INFORMATION SUPPLIED:
* begin *
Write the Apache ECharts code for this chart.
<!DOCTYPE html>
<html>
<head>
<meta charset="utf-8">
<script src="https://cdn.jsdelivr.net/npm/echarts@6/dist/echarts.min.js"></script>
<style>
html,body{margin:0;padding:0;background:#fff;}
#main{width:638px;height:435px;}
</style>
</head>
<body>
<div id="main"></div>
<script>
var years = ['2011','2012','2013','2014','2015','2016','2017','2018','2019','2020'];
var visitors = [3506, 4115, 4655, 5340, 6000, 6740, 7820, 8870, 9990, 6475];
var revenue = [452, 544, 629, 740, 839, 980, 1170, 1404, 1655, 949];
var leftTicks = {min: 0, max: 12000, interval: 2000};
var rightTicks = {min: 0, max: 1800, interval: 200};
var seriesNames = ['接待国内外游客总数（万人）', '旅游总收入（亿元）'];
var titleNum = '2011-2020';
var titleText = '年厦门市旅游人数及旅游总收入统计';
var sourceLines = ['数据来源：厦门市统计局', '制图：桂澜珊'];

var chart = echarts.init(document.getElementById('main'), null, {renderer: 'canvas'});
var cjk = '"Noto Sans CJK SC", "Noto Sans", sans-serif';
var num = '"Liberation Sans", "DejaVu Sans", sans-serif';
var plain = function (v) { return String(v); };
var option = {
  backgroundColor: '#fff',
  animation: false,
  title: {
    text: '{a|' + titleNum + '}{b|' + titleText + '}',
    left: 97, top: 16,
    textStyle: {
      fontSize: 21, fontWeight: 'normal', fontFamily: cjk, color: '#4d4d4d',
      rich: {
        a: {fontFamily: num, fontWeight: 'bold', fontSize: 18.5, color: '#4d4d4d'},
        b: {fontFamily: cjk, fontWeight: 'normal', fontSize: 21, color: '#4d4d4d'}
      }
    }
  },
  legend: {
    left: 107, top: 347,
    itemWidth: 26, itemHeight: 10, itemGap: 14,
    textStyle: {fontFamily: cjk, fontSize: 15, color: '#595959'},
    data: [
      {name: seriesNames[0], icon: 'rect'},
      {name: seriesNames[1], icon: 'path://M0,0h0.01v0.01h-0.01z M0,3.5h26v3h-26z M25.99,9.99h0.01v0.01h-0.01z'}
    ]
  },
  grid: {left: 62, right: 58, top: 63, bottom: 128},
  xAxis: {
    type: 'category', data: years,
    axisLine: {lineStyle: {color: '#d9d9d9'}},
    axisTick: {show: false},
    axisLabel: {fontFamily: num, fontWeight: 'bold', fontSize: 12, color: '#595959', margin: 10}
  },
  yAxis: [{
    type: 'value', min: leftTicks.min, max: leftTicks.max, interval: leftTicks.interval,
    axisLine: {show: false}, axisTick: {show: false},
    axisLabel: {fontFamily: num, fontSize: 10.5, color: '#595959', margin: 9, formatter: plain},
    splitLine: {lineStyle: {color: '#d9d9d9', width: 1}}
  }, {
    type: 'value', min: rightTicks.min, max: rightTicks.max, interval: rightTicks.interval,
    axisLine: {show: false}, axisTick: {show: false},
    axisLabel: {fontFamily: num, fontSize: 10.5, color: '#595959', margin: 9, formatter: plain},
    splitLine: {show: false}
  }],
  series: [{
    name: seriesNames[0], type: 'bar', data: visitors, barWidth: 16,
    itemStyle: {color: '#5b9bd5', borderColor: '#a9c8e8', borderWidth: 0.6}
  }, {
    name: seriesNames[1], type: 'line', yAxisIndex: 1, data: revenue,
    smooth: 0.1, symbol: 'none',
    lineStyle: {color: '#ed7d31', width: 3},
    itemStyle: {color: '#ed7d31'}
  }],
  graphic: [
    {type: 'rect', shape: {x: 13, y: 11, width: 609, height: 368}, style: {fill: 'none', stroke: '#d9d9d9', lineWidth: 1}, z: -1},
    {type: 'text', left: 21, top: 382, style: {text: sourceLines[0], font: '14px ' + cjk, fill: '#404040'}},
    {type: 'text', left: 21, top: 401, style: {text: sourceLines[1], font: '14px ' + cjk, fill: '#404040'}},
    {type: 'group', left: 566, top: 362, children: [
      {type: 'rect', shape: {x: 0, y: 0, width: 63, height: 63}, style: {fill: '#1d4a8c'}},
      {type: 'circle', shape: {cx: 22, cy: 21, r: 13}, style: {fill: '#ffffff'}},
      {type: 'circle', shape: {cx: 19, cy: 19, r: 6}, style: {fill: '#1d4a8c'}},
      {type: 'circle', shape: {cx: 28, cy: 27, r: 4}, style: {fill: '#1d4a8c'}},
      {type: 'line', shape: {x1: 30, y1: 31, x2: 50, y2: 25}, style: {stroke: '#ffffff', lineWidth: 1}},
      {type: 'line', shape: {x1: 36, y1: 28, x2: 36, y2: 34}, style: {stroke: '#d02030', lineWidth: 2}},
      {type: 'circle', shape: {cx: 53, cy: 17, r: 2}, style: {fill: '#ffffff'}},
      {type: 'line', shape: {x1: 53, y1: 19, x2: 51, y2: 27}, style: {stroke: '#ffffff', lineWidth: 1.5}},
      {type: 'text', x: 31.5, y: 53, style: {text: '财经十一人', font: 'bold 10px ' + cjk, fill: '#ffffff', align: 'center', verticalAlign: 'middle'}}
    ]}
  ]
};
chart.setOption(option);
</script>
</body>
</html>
* end *
SHORT TASK:
Write out the full listing, keeping every line exactly as it is.

ANSWER IN FULL:
Write the Apache ECharts code for this chart.
<!DOCTYPE html>
<html>
<head>
<meta charset="utf-8">
<script src="https://cdn.jsdelivr.net/npm/echarts@6/dist/echarts.min.js"></script>
<style>
html,body{margin:0;padding:0;background:#fff;}
#main{width:638px;height:435px;}
</style>
</head>
<body>
<div id="main"></div>
<script>
var years = ['2011','2012','2013','2014','2015','2016','2017','2018','2019','2020'];
var visitors = [3506, 4115, 4655, 5340, 6000, 6740, 7820, 8870, 9990, 6475];
var revenue = [452, 544, 629, 740, 839, 980, 1170, 1404, 1655, 949];
var leftTicks = {min: 0, max: 12000, interval: 2000};
var rightTicks = {min: 0, max: 1800, interval: 200};
var seriesNames = ['接待国内外游客总数（万人）', '旅游总收入（亿元）'];
var titleNum = '2011-2020';
var titleText = '年厦门市旅游人数及旅游总收入统计';
var sourceLines = ['数据来源：厦门市统计局', '制图：桂澜珊'];

var chart = echarts.init(document.getElementById('main'), null, {renderer: 'canvas'});
var cjk = '"Noto Sans CJK SC", "Noto Sans", sans-serif';
var num = '"Liberation Sans", "DejaVu Sans", sans-serif';
var plain = function (v) { return String(v); };
var option = {
  backgroundColor: '#fff',
  animation: false,
  title: {
    text: '{a|' + titleNum + '}{b|' + titleText + '}',
    left: 97, top: 16,
    textStyle: {
      fontSize: 21, fontWeight: 'normal', fontFamily: cjk, color: '#4d4d4d',
      rich: {
        a: {fontFamily: num, fontWeight: 'bold', fontSize: 18.5, color: '#4d4d4d'},
        b: {fontFamily: cjk, fontWeight: 'normal', fontSize: 21, color: '#4d4d4d'}
      }
    }
  },
  legend: {
    left: 107, top: 347,
    itemWidth: 26, itemHeight: 10, itemGap: 14,
    textStyle: {fontFamily: cjk, fontSize: 15, color: '#595959'},
    data: [
      {name: seriesNames[0], icon: 'rect'},
      {name: seriesNames[1], icon: 'path://M0,0h0.01v0.01h-0.01z M0,3.5h26v3h-26z M25.99,9.99h0.01v0.01h-0.01z'}
    ]
  },
  grid: {left: 62, right: 58, top: 63, bottom: 128},
  xAxis: {
    type: 'category', data: years,
    axisLine: {lineStyle: {color: '#d9d9d9'}},
    axisTick: {show: false},
    axisLabel: {fontFamily: num, fontWeight: 'bold', fontSize: 12, color: '#595959', margin: 10}
  },
  yAxis: [{
    type: 'value', min: leftTicks.min, max: leftTicks.max, interval: leftTicks.interval,
    axisLine: {show: false}, axisTick: {show: false},
    axisLabel: {fontFamily: num, fontSize: 10.5, color: '#595959', margin: 9, formatter: plain},
    splitLine: {lineStyle: {color: '#d9d9d9', width: 1}}
  }, {
    type: 'value', min: rightTicks.min, max: rightTicks.max, interval: rightTicks.interval,
    axisLine: {show: false}, axisTick: {show: false},
    axisLabel: {fontFamily: num, fontSize: 10.5, color: '#595959', margin: 9, formatter: plain},
    splitLine: {show: false}
  }],
  series: [{
    name: seriesNames[0], type: 'bar', data: visitors, barWidth: 16,
    itemStyle: {color: '#5b9bd5', borderColor: '#a9c8e8', borderWidth: 0.6}
  }, {
    name: seriesNames[1], type: 'line', yAxisIndex: 1, data: revenue,
    smooth: 0.1, symbol: 'none',
    lineStyle: {color: '#ed7d31', width: 3},
    itemStyle: {color: '#ed7d31'}
  }],
  graphic: [
    {type: 'rect', shape: {x: 13, y: 11, width: 609, height: 368}, style: {fill: 'none', stroke: '#d9d9d9', lineWidth: 1}, z: -1},
    {type: 'text', left: 21, top: 382, style: {text: sourceLines[0], font: '14px ' + cjk, fill: '#404040'}},
    {type: 'text', left: 21, top: 401, style: {text: sourceLines[1], font: '14px ' + cjk, fill: '#404040'}},
    {type: 'group', left: 566, top: 362, children: [
      {type: 'rect', shape: {x: 0, y: 0, width: 63, height: 63}, style: {fill: '#1d4a8c'}},
      {type: 'circle', shape: {cx: 22, cy: 21, r: 13}, style: {fill: '#ffffff'}},
      {type: 'circle', shape: {cx: 19, cy: 19, r: 6}, style: {fill: '#1d4a8c'}},
      {type: 'circle', shape: {cx: 28, cy: 27, r: 4}, style: {fill: '#1d4a8c'}},
      {type: 'line', shape: {x1: 30, y1: 31, x2: 50, y2: 25}, style: {stroke: '#ffffff', lineWidth: 1}},
      {type: 'line', shape: {x1: 36, y1: 28, x2: 36, y2: 34}, style: {stroke: '#d02030', lineWidth: 2}},
      {type: 'circle', shape: {cx: 53, cy: 17, r: 2}, style: {fill: '#ffffff'}},
      {type: 'line', shape: {x1: 53, y1: 19, x2: 51, y2: 27}, style: {stroke: '#ffffff', lineWidth: 1.5}},
      {type: 'text', x: 31.5, y: 53, style: {text: '财经十一人', font: 'bold 10px ' + cjk, fill: '#ffffff', align: 'center', verticalAlign: 'middle'}}
    ]}
  ]
};
chart.setOption(option);
</script>
</body>
</html>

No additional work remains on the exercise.